It’s the British National Bike Week – and on Thursday, I’ll be attending the University of York Cycle Fair (PDF).
Please excuse me while I enthuse wildly on this subject.
A Matter Of Fact
- Remember those long summer holidays where you bronzed your limbs by cycling helter-skelter down country paths, enjoying the movement of the pit of your stomach when you hit a bump and relishing your own power and immortality? You’ll be the previous generation, then. Nowadays it’s a bitch of the highest magnitude to prise teenagers away from their electronic other halves, and combined with the reaction to the popular media’s dog-with-a-bone respray of the British Isles as the “Paedoph Isles”, kids just aren’t roaming like they used to. Slowly but surely, we’re unlearning to ride.
- Did you know cycling is almost comically efficient?
- There aren’t 9 million bicycles in Beijing – in fact there’s between 10 and 11 million. It’s the best and cheapest way to see the city, and China as a whole, which has 400 million of the world’s 1 billion bicycles.

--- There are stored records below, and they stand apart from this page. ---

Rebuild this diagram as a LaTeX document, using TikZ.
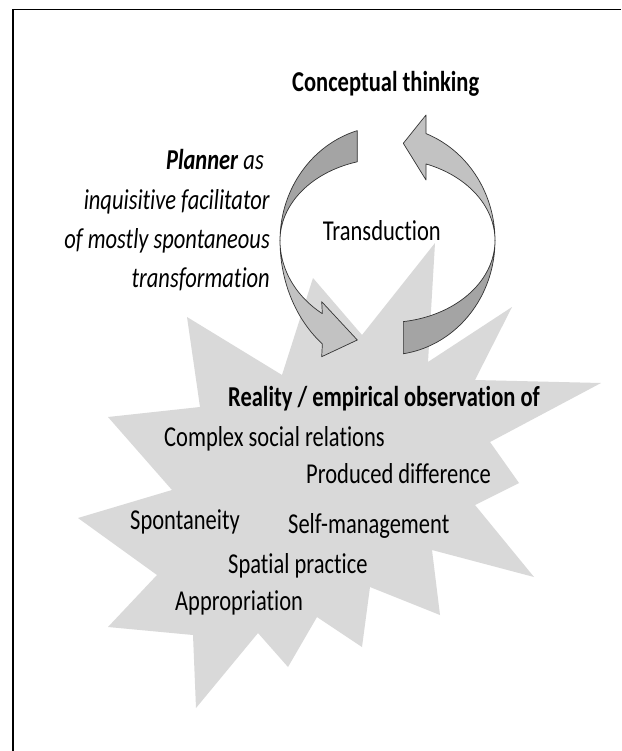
\documentclass[tikz,border=0pt]{standalone}
\usepackage{fontspec}
\setmainfont{Carlito}[Ligatures=NoCommon]
\usepackage{graphicx}
% labels are set slightly taller than wide
\newcommand\stretchy[1]{\scalebox{1}[1.28]{#1}}
\definecolor{burst}{HTML}{D9D9D9}
\definecolor{bandDark}{HTML}{A4A4A4}
\definecolor{bandLight}{HTML}{C2C2C2}
\begin{document}
\begin{tikzpicture}[x=1pt,y=-1pt,
  lbl/.style={inner sep=0pt, font=\fontsize{22.5}{27}\selectfont},
  band/.style={draw=black!80, line width=0.7pt, line join=round},
  darkband/.style={band, fill=bandDark},
  lightband/.style={band, fill=bandLight},
  arc pts/.style={samples=40, variable=\t}]
\useasboundingbox (0,0) rectangle (621,751);
\fill[white] (0,0) rectangle (621,751);

% frame (top and left edges)
\draw[line width=1.2pt] (13,751) -- (13,9.5) -- (621,9.5);

% starburst
\fill[burst] (187,317) -- (282,375) -- (313,278) -- (362,335) -- (435,243)
  -- (428,362) -- (512,307) -- (475,380) -- (601,383) -- (490,442)
  -- (519,483) -- (475,505) -- (534,577) -- (432,550) -- (440,615)
  -- (370,587) -- (362,647) -- (317,617) -- (288,667) -- (258,633)
  -- (196,708) -- (193,635) -- (108,627) -- (157,575) -- (78,518)
  -- (172,490) -- (108,417) -- (200,407) -- cycle;

% left arrow, upper half
\filldraw[darkband]
  plot[arc pts, domain=106.3:180] ({387.5+107.5*cos(\t)},{240.5-114.5*sin(\t)})
  -- plot[arc pts, domain=180:106.3] ({387.5+107.5*cos(\t)},{240.5-82*sin(\t)})
  -- cycle;
% left arrow, lower half with head
\filldraw[lightband]
  plot[arc pts, domain=180:232.7] ({387.5+107.5*cos(\t)},{240.5-130*sin(\t)})
  -- (321.7,356.7) -- (357.3,340) -- (321.7,301.7)
  -- plot[arc pts, domain=232.7:180] ({387.5+107.5*cos(\t)},{240.5-92*sin(\t)})
  -- cycle;
% right arrow, lower half
\filldraw[darkband]
  plot[arc pts, domain=278.5:360] ({387.5+107.5*cos(\t)},{240.5-114.5*sin(\t)})
  -- plot[arc pts, domain=360:278.5] ({387.5+107.5*cos(\t)},{240.5-82*sin(\t)})
  -- cycle;
% right arrow, upper half with head
\filldraw[lightband]
  plot[arc pts, domain=0:69] ({387.5+107.5*cos(\t)},{240.5-114.5*sin(\t)})
  -- (426,115) -- (403.3,143.3) -- (426,180)
  -- plot[arc pts, domain=69:0] ({387.5+107.5*cos(\t)},{240.5-82*sin(\t)})
  -- cycle;

% labels
\node[lbl, anchor=base west] (concept) at (292,91.7) {\stretchy{\textbf{Conceptual thinking}}};
\node[lbl, anchor=base east] (planner) at (264,170) {\stretchy{\textbf{\textit{Planner}} \textit{as}}};
\node[lbl, anchor=base east] (facil) at (270,210) {\stretchy{\textit{inquisitive facilitator}}};
\node[lbl, anchor=base east] (mostly) at (270,248) {\stretchy{\textit{of mostly spontaneous}}};
\node[lbl, anchor=base east] (transf) at (270,287) {\stretchy{\textit{transformation}}};
\node[lbl, anchor=base west] (transd) at (322.7,240.5) {\stretchy{Transduction}};
\node[lbl, anchor=base west] (reality) at (228,406.7) {\stretchy{\textbf{Reality / empirical observation of}}};
\node[lbl, anchor=base west] (complex) at (164,446.7) {\stretchy{Complex social relations}};
\node[lbl, anchor=base west] (produced) at (306,483.3) {\stretchy{Produced difference}};
\node[lbl, anchor=base west] (spontaneity) at (130,529) {\stretchy{Spontaneity}};
\node[lbl, anchor=base west] (selfman) at (288,533) {\stretchy{Self-management}};
\node[lbl, anchor=base west] (spatial) at (228,573.3) {\stretchy{Spatial practice}};
\node[lbl, anchor=base west] (approp) at (175,610) {\stretchy{Appropriation}};
\end{tikzpicture}
\end{document}
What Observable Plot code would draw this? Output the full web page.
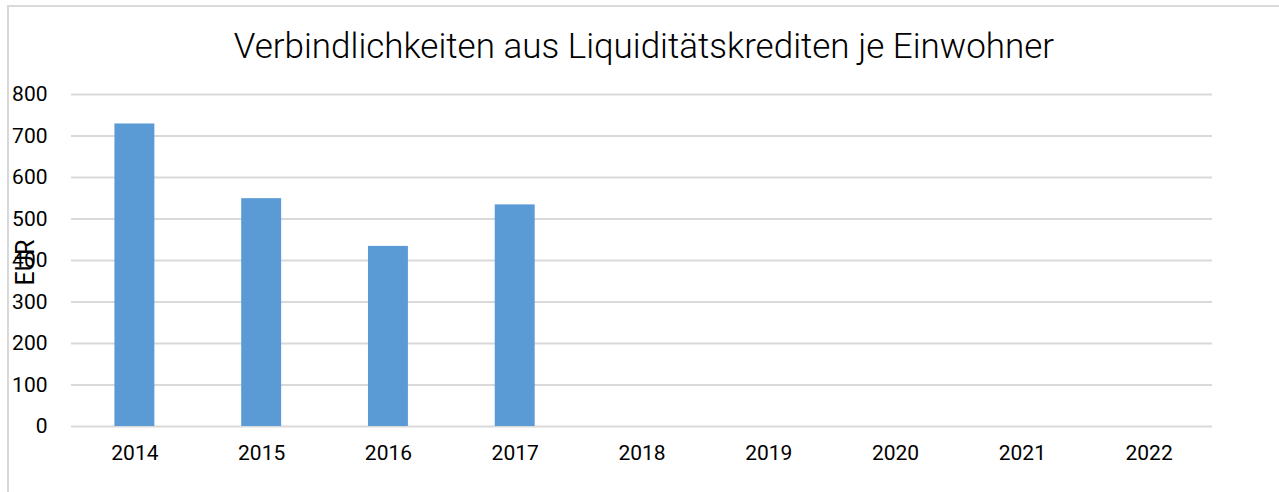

- It’s much easier to gut-feel your speed on a bike – so let’s wonder how cycling at 152 miles an hour felt for John Howard in 1985.
- Some people don’t even bother with clothes. The World Naked Bike Ride is all about highlighting how invisible cyclists usually are to motorists by everyone stripping off, leaping on their steel steeds and waving their unsuntanned bits around for all to see. That in mind, I like how the main page of the official website features the word “dignity”.
- Deep down, America does love to cycle (PDF). However, it might need the occasional reminder. And everywhere else too – except Holland.
- Cycling to work can be a nice little earner.
- Your bicycle is a health farm (PDF).
- You’re more vulnerable on a bike, and plenty can go wrong. However, cyclists live longer. (It’s not quite a contradiction, but it’s still rather startling).
A Matter of Opinion
- “When man invented the bicycle he reached the peak of his attainments. Here was a machine of precision and balance for the convenience of man. And (unlike subsequent inventions for man’s convenience) the more he used it, the fitter his body became. Here, for once, was a product of man’s brain that was entirely beneficial to those who used it, and of no harm or irritation to others. Progress should have stopped when man invented the bicycle.” – Elizabeth West, Hovel in the Hills
- Cycling is just the right speed to travel. Walking is delightful, but it doesn’t get you anywhere at a useful lick. Automotive transport is great at getting around, but speaking of my own neck of the woods, I believe the UK car is mainly designed to simply arrive. Not to truly travel: to merely get somewhere. The UK isn’t quite big enough for cars; it’s too densely packed to take the scenery in at speeds above 30-40mph. On a bike, you’re travelling at the right rate to take it all in and end up somewhere truly new at the end of the day – and you’re truly *in* the world, not just passing through it. I love road-trips as much as the next travel-addled peep, but when I get somewhere by car, the journey never quite feels real and I never quite feel like I earned the destination. Is it practical for us to all ditch our cars and switch wholesale to cycling? Nonsense. Entire countries would fall over with a bang. But that’s not a problem with bikes – it’s a problem with the way we’ve engineered our world around cars. In the process, we’re losing the middle part of a journey, and maybe even the middle part of ourselves.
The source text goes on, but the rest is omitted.